Critics Really Do Not Like The Kitchen

Manohla Dargis calls it 'an offense against feminism'
By Arden Dier,  Newser Staff
Posted Aug 9, 2019 11:17 AM CDT

When their mobster husbands are sent to prison, three wives (Melissa McCarthy, Tiffany Haddish, Elisabeth Moss) must find a way to make ends meet—even if it means taking on the mafia—in The Kitchen. Don't worry if you can't take the heat. There isn't much of it, according to critics, who give the R-rated flick from writer-director Andrea Berloff a dismal 20% rating on Rotten Tomatoes. Four takes:

  • "There's so much that’s wrong here, including a lot of the music (Fleetwood Mac!); the confused tones" and "the disjointed, presumably triage editing," Manohla Dargis writes at the New York Times. But the film—a "terrible, witless mess"—is also "an offense against feminism" as the main characters are "never allowed to be sincerely and thoroughly bad—and as richly complex and contradictory and human—as any memorable male gangster," Dargis writes.
  • "Women can be just as vicious as men, asserts The Kitchen—making an argument few would contest and no one asked for," as Inkoo Kang puts it at Slate. It's "a joyless and exhausting movie" that "explicitly appeals to female solidarity approximately 7,000 times in two hours," Kang continues. To make matters worse, McCarthy and Haddish "strangely flounder in key scenes, their wavering accents more memorable than their lines."

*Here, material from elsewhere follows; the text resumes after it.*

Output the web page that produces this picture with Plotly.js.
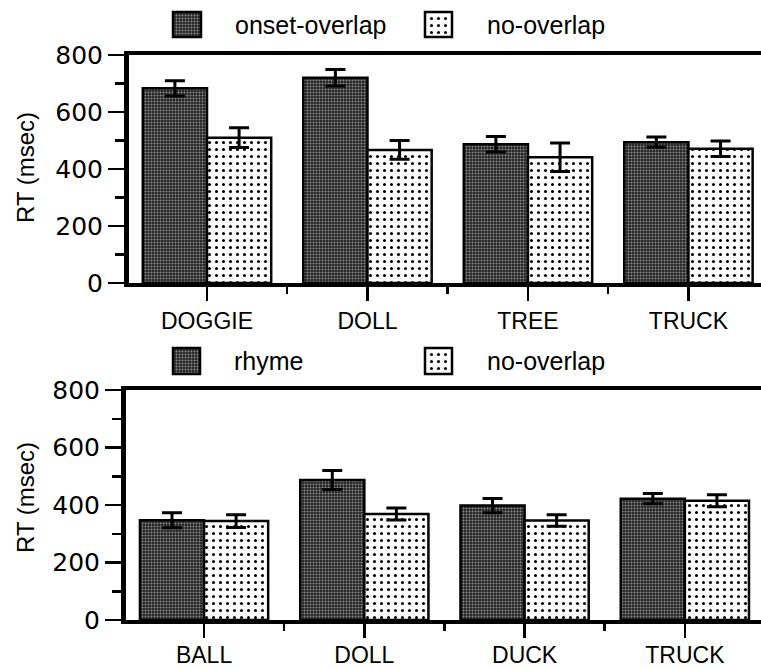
<!DOCTYPE html>
<html><head><meta charset="utf-8">
<script src="https://cdn.plot.ly/plotly-3.0.1.min.js"></script>
<style>html,body{margin:0;padding:0;background:#fff;overflow:hidden}</style>
</head><body><div id="chart" style="width:761px;height:669px"></div>
<script>
// ---- data ----
const topCategories = ['DOGGIE', 'DOLL', 'TREE', 'TRUCK'];
const topOnset = [683, 720, 487, 494];
const topOnsetErr = [27, 29, 27, 18];
const topNoOverlap = [510, 467, 441, 471];
const topNoOverlapErr = [35, 33, 50, 27];

const bottomCategories = ['BALL', 'DOLL', 'DUCK', 'TRUCK'];
const bottomRhyme = [347, 487, 398, 422];
const bottomRhymeErr = [26, 33, 25, 18];
const bottomNoOverlap = [344, 369, 346, 415];
const bottomNoOverlapErr = [22, 21, 20, 21];

const yTickVals = [0, 200, 400, 600, 800];
const yMinorVals = [100, 300, 500, 700];
const topLegendLabels = ['onset-overlap', 'no-overlap'];
const bottomLegendLabels = ['rhyme', 'no-overlap'];
const yTitle = 'RT (msec)';

// ---- layout helpers ----
const W = 761, H = 669;
const fx = p => p / W;
const fy = p => 1 - p / H;
const idx = arr => arr.map((_, i) => i);

const darkPattern = {shape: '.', bgcolor: '#242424', fgcolor: '#8c8c8c', size: 3, solidity: 0.35, fillmode: 'replace'};
const dotPattern = {shape: '.', bgcolor: '#ffffff', fgcolor: '#000000', size: 7, solidity: 0.15, fillmode: 'replace'};
const outline = {color: '#000', width: 2.5};
const err = a => ({type: 'data', array: a, visible: true, color: '#000', thickness: 3, width: 10});

function barTrace(xa, ya, cats, vals, errs, pattern, name) {
  return {type: 'bar', x: idx(cats), y: vals, name: name, xaxis: xa, yaxis: ya,
    marker: {color: pattern.bgcolor, pattern: pattern, line: outline},
    error_y: err(errs), showlegend: false, hoverinfo: 'skip'};
}

const traces = [
  barTrace('x', 'y', topCategories, topOnset, topOnsetErr, darkPattern, topLegendLabels[0]),
  barTrace('x', 'y', topCategories, topNoOverlap, topNoOverlapErr, dotPattern, topLegendLabels[1]),
  barTrace('x2', 'y2', bottomCategories, bottomRhyme, bottomRhymeErr, darkPattern, bottomLegendLabels[0]),
  barTrace('x2', 'y2', bottomCategories, bottomNoOverlap, bottomNoOverlapErr, dotPattern, bottomLegendLabels[1]),
];

const xFont = {family: 'Liberation Sans, Arial, sans-serif', size: 23, color: '#000'};
const yFont = {family: 'DejaVu Sans, sans-serif', size: 25, color: '#000'};

function xAxis(cats, dom, rng, anchor, standoff) {
  return {domain: dom, range: rng, anchor: anchor, showline: true, linewidth: 4, linecolor: '#000', mirror: true,
    ticks: 'outside', tickvals: idx(cats), ticktext: cats, ticklen: 14, tickwidth: 2.5, tickcolor: '#000',
    ticklabelstandoff: standoff,
    minor: {tickvals: cats.slice(1).map((_, i) => i + 0.5), ticks: 'outside', ticklen: 7, tickwidth: 2.5, tickcolor: '#000'},
    tickfont: xFont, showgrid: false, zeroline: false, fixedrange: true};
}
function yAxis(dom, anchor) {
  return {domain: dom, range: [0, 800], anchor: anchor, showline: true, linewidth: 5, linecolor: '#000',
    ticks: 'outside', tickvals: yTickVals, ticklen: 16, tickwidth: 2.5, tickcolor: '#000',
    minor: {tickvals: yMinorVals, ticks: 'outside', ticklen: 9, tickwidth: 2.5, tickcolor: '#000'},
    tickfont: yFont, showgrid: false, zeroline: false, fixedrange: true};
}

const layout = {
  width: W, height: H, margin: {l: 0, r: 0, t: 0, b: 0}, paper_bgcolor: '#fff', plot_bgcolor: '#fff',
  barmode: 'group', bargap: 0.2, bargroupgap: 0, showlegend: false,
  xaxis: xAxis(topCategories, [fx(129), 1], [-0.486, 3.452], 'y', 0),
  yaxis: yAxis([fy(283), fy(55)], 'x'),
  xaxis2: xAxis(bottomCategories, [fx(126), 1], [-0.487, 3.475], 'y2', -3),
  yaxis2: yAxis([fy(620), fy(390)], 'x2'),
  annotations: [],
};

// y titles
[168, 498].forEach(cy => {
  layout.annotations.push({text: yTitle, xref: 'paper', yref: 'paper', x: fx(25), y: fy(cy), textangle: -90,
    showarrow: false, xanchor: 'center', yanchor: 'middle', font: {family: 'Liberation Sans, Arial, sans-serif', size: 24, color: '#000'}});
});

// legend swatches as mini subplots
const swatches = [
  {box: [173, 201, 12, 37], pattern: darkPattern, label: topLegendLabels[0], tx: 233},
  {box: [425, 452, 12, 37], pattern: dotPattern, label: topLegendLabels[1], tx: 485},
  {box: [173, 200, 348, 374], pattern: darkPattern, label: bottomLegendLabels[0], tx: 232},
  {box: [425, 452, 348, 374], pattern: dotPattern, label: bottomLegendLabels[1], tx: 485},
];
swatches.forEach((s, i) => {
  const n = i + 3;
  const [a, b, c, d] = s.box;
  const pad = 4;
  const hw = 0.5 * (b - a + 2 * pad) / (b - a);
  const py = pad / (d - c);
  layout['xaxis' + n] = {domain: [fx(a - pad), fx(b + pad)], range: [-hw, hw], visible: false, fixedrange: true, anchor: 'y' + n};
  layout['yaxis' + n] = {domain: [fy(d + pad), fy(c - pad)], range: [-py, 1 + py], visible: false, fixedrange: true, anchor: 'x' + n};
  traces.push({type: 'bar', x: [0], y: [1], width: [1], xaxis: 'x' + n, yaxis: 'y' + n,
    marker: {color: s.pattern.bgcolor, pattern: s.pattern, line: outline}, showlegend: false, hoverinfo: 'skip'});
  layout.annotations.push({text: s.label, xref: 'paper', yref: 'paper', x: fx(s.tx), y: fy((c + d) / 2),
    xanchor: 'left', yanchor: 'middle', showarrow: false, font: {family: 'Liberation Sans, Arial, sans-serif', size: 25, color: '#000'}});
});

Plotly.newPlot('chart', traces, layout, {staticPlot: true, displayModeBar: false});
</script>
</body></html>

  • The film "squanders its strong cast in a routine, and sometimes unbelievable, story that never quite comes together," leaving a "heaping pile of mediocrity," according to Cary Darling. The women "go from being meek victims to chopping up bodies in bathtubs in what feels like minutes" and "it's tough to work up the requisite amount of emotional investment to take any of this seriously," he adds at the Houston Chronicle.
  • "When it's actively exploring ambiguities of power and alliance, transaction and labor, leadership and territory, the film raises intriguing questions about capitalism, gender and race," Kyle Turner writes at NPR. But mostly it's "hampered by its need to justify its own existence." According to Turner, the film exudes a "palpable, hesitant self-doubt" as it "overexplains" the undervalued role of women, "employing clunky dialogue about how meaningful it is" that they take matters into their own hands.